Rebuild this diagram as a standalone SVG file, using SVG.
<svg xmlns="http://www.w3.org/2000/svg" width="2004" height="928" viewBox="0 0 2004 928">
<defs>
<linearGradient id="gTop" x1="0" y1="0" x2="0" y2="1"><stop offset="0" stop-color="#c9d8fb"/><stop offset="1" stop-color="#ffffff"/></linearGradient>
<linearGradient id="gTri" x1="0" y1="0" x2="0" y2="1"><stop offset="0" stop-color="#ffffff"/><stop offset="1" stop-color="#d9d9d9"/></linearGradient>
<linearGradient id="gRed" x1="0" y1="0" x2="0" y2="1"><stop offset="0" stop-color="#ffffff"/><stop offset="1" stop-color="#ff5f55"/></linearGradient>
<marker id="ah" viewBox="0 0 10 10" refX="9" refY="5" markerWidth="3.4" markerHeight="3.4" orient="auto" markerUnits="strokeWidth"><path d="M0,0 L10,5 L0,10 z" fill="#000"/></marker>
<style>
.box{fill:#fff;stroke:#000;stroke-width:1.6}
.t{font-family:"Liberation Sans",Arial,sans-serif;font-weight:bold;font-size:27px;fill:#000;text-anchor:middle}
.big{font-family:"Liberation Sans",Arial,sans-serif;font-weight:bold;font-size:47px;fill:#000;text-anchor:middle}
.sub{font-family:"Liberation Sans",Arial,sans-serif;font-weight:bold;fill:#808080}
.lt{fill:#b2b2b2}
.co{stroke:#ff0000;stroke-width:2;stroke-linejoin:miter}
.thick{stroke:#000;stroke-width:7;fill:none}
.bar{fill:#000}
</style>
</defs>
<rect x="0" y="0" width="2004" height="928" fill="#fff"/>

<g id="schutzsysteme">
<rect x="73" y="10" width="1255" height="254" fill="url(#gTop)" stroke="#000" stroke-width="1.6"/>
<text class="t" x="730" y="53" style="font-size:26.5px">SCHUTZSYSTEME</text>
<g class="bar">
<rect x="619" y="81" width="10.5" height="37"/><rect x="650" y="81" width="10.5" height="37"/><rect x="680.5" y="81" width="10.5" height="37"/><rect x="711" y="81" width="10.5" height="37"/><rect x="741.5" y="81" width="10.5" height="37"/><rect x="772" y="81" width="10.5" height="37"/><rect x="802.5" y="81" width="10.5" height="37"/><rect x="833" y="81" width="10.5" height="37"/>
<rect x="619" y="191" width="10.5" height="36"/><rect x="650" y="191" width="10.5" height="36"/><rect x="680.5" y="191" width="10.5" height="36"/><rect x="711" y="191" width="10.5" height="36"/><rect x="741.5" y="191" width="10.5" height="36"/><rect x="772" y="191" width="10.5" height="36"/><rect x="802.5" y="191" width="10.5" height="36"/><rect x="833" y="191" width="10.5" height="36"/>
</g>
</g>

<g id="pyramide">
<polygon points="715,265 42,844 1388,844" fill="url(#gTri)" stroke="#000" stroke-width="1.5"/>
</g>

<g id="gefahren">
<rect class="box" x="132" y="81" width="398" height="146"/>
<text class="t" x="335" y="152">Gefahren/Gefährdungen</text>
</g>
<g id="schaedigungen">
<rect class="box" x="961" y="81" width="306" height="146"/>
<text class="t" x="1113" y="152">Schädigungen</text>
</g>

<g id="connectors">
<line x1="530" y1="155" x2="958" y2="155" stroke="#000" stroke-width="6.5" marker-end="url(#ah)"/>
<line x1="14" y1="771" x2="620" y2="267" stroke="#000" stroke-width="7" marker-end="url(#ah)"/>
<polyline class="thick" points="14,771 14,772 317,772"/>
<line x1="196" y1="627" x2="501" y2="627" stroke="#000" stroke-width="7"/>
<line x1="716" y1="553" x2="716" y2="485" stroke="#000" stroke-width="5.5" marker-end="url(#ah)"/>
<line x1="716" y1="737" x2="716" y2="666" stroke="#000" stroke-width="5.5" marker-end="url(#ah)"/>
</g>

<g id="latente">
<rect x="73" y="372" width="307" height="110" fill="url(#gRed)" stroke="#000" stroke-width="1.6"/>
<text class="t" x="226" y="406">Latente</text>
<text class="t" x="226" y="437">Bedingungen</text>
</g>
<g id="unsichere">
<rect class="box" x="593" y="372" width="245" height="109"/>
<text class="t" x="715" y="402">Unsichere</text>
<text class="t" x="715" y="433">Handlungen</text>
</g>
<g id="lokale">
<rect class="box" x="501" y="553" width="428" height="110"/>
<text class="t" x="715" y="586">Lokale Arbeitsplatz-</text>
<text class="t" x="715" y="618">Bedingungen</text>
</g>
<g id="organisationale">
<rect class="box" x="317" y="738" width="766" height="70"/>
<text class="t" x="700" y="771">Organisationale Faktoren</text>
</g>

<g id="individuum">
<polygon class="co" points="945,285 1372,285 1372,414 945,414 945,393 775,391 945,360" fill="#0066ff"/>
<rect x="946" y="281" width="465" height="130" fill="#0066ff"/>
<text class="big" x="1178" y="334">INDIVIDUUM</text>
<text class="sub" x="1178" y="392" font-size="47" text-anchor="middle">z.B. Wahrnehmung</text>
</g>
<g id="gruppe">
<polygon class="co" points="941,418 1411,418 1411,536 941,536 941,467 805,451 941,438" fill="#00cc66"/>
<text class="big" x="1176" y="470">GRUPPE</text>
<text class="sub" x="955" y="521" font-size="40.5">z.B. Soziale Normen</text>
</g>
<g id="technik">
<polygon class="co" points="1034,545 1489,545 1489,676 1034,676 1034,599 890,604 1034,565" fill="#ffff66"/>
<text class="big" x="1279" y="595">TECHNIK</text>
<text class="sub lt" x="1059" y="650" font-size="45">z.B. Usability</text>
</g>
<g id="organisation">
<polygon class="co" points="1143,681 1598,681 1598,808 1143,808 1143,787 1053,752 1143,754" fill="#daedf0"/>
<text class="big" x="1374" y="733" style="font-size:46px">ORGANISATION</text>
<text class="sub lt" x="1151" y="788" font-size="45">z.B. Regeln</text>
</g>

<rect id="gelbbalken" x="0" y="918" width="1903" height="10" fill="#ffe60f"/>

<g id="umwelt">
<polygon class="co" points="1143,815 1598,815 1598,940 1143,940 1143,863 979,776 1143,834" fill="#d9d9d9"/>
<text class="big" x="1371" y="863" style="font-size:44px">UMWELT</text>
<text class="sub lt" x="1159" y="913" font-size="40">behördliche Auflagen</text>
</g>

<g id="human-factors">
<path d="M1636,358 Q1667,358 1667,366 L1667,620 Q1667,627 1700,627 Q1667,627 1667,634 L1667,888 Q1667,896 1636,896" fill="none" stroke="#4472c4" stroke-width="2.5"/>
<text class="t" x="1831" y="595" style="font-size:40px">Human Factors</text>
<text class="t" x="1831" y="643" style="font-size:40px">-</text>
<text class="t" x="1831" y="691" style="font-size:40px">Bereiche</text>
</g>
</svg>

·····

**Your goal**
Please quote the data above in full, with no line missing.

**In response**
Rebuild this diagram as a standalone SVG file, using SVG.
<svg xmlns="http://www.w3.org/2000/svg" width="2004" height="928" viewBox="0 0 2004 928">
<defs>
<linearGradient id="gTop" x1="0" y1="0" x2="0" y2="1"><stop offset="0" stop-color="#c9d8fb"/><stop offset="1" stop-color="#ffffff"/></linearGradient>
<linearGradient id="gTri" x1="0" y1="0" x2="0" y2="1"><stop offset="0" stop-color="#ffffff"/><stop offset="1" stop-color="#d9d9d9"/></linearGradient>
<linearGradient id="gRed" x1="0" y1="0" x2="0" y2="1"><stop offset="0" stop-color="#ffffff"/><stop offset="1" stop-color="#ff5f55"/></linearGradient>
<marker id="ah" viewBox="0 0 10 10" refX="9" refY="5" markerWidth="3.4" markerHeight="3.4" orient="auto" markerUnits="strokeWidth"><path d="M0,0 L10,5 L0,10 z" fill="#000"/></marker>
<style>
.box{fill:#fff;stroke:#000;stroke-width:1.6}
.t{font-family:"Liberation Sans",Arial,sans-serif;font-weight:bold;font-size:27px;fill:#000;text-anchor:middle}
.big{font-family:"Liberation Sans",Arial,sans-serif;font-weight:bold;font-size:47px;fill:#000;text-anchor:middle}
.sub{font-family:"Liberation Sans",Arial,sans-serif;font-weight:bold;fill:#808080}
.lt{fill:#b2b2b2}
.co{stroke:#ff0000;stroke-width:2;stroke-linejoin:miter}
.thick{stroke:#000;stroke-width:7;fill:none}
.bar{fill:#000}
</style>
</defs>
<rect x="0" y="0" width="2004" height="928" fill="#fff"/>

<g id="schutzsysteme">
<rect x="73" y="10" width="1255" height="254" fill="url(#gTop)" stroke="#000" stroke-width="1.6"/>
<text class="t" x="730" y="53" style="font-size:26.5px">SCHUTZSYSTEME</text>
<g class="bar">
<rect x="619" y="81" width="10.5" height="37"/><rect x="650" y="81" width="10.5" height="37"/><rect x="680.5" y="81" width="10.5" height="37"/><rect x="711" y="81" width="10.5" height="37"/><rect x="741.5" y="81" width="10.5" height="37"/><rect x="772" y="81" width="10.5" height="37"/><rect x="802.5" y="81" width="10.5" height="37"/><rect x="833" y="81" width="10.5" height="37"/>
<rect x="619" y="191" width="10.5" height="36"/><rect x="650" y="191" width="10.5" height="36"/><rect x="680.5" y="191" width="10.5" height="36"/><rect x="711" y="191" width="10.5" height="36"/><rect x="741.5" y="191" width="10.5" height="36"/><rect x="772" y="191" width="10.5" height="36"/><rect x="802.5" y="191" width="10.5" height="36"/><rect x="833" y="191" width="10.5" height="36"/>
</g>
</g>

<g id="pyramide">
<polygon points="715,265 42,844 1388,844" fill="url(#gTri)" stroke="#000" stroke-width="1.5"/>
</g>

<g id="gefahren">
<rect class="box" x="132" y="81" width="398" height="146"/>
<text class="t" x="335" y="152">Gefahren/Gefährdungen</text>
</g>
<g id="schaedigungen">
<rect class="box" x="961" y="81" width="306" height="146"/>
<text class="t" x="1113" y="152">Schädigungen</text>
</g>

<g id="connectors">
<line x1="530" y1="155" x2="958" y2="155" stroke="#000" stroke-width="6.5" marker-end="url(#ah)"/>
<line x1="14" y1="771" x2="620" y2="267" stroke="#000" stroke-width="7" marker-end="url(#ah)"/>
<polyline class="thick" points="14,771 14,772 317,772"/>
<line x1="196" y1="627" x2="501" y2="627" stroke="#000" stroke-width="7"/>
<line x1="716" y1="553" x2="716" y2="485" stroke="#000" stroke-width="5.5" marker-end="url(#ah)"/>
<line x1="716" y1="737" x2="716" y2="666" stroke="#000" stroke-width="5.5" marker-end="url(#ah)"/>
</g>

<g id="latente">
<rect x="73" y="372" width="307" height="110" fill="url(#gRed)" stroke="#000" stroke-width="1.6"/>
<text class="t" x="226" y="406">Latente</text>
<text class="t" x="226" y="437">Bedingungen</text>
</g>
<g id="unsichere">
<rect class="box" x="593" y="372" width="245" height="109"/>
<text class="t" x="715" y="402">Unsichere</text>
<text class="t" x="715" y="433">Handlungen</text>
</g>
<g id="lokale">
<rect class="box" x="501" y="553" width="428" height="110"/>
<text class="t" x="715" y="586">Lokale Arbeitsplatz-</text>
<text class="t" x="715" y="618">Bedingungen</text>
</g>
<g id="organisationale">
<rect class="box" x="317" y="738" width="766" height="70"/>
<text class="t" x="700" y="771">Organisationale Faktoren</text>
</g>

<g id="individuum">
<polygon class="co" points="945,285 1372,285 1372,414 945,414 945,393 775,391 945,360" fill="#0066ff"/>
<rect x="946" y="281" width="465" height="130" fill="#0066ff"/>
<text class="big" x="1178" y="334">INDIVIDUUM</text>
<text class="sub" x="1178" y="392" font-size="47" text-anchor="middle">z.B. Wahrnehmung</text>
</g>
<g id="gruppe">
<polygon class="co" points="941,418 1411,418 1411,536 941,536 941,467 805,451 941,438" fill="#00cc66"/>
<text class="big" x="1176" y="470">GRUPPE</text>
<text class="sub" x="955" y="521" font-size="40.5">z.B. Soziale Normen</text>
</g>
<g id="technik">
<polygon class="co" points="1034,545 1489,545 1489,676 1034,676 1034,599 890,604 1034,565" fill="#ffff66"/>
<text class="big" x="1279" y="595">TECHNIK</text>
<text class="sub lt" x="1059" y="650" font-size="45">z.B. Usability</text>
</g>
<g id="organisation">
<polygon class="co" points="1143,681 1598,681 1598,808 1143,808 1143,787 1053,752 1143,754" fill="#daedf0"/>
<text class="big" x="1374" y="733" style="font-size:46px">ORGANISATION</text>
<text class="sub lt" x="1151" y="788" font-size="45">z.B. Regeln</text>
</g>

<rect id="gelbbalken" x="0" y="918" width="1903" height="10" fill="#ffe60f"/>

<g id="umwelt">
<polygon class="co" points="1143,815 1598,815 1598,940 1143,940 1143,863 979,776 1143,834" fill="#d9d9d9"/>
<text class="big" x="1371" y="863" style="font-size:44px">UMWELT</text>
<text class="sub lt" x="1159" y="913" font-size="40">behördliche Auflagen</text>
</g>

<g id="human-factors">
<path d="M1636,358 Q1667,358 1667,366 L1667,620 Q1667,627 1700,627 Q1667,627 1667,634 L1667,888 Q1667,896 1636,896" fill="none" stroke="#4472c4" stroke-width="2.5"/>
<text class="t" x="1831" y="595" style="font-size:40px">Human Factors</text>
<text class="t" x="1831" y="643" style="font-size:40px">-</text>
<text class="t" x="1831" y="691" style="font-size:40px">Bereiche</text>
</g>
</svg>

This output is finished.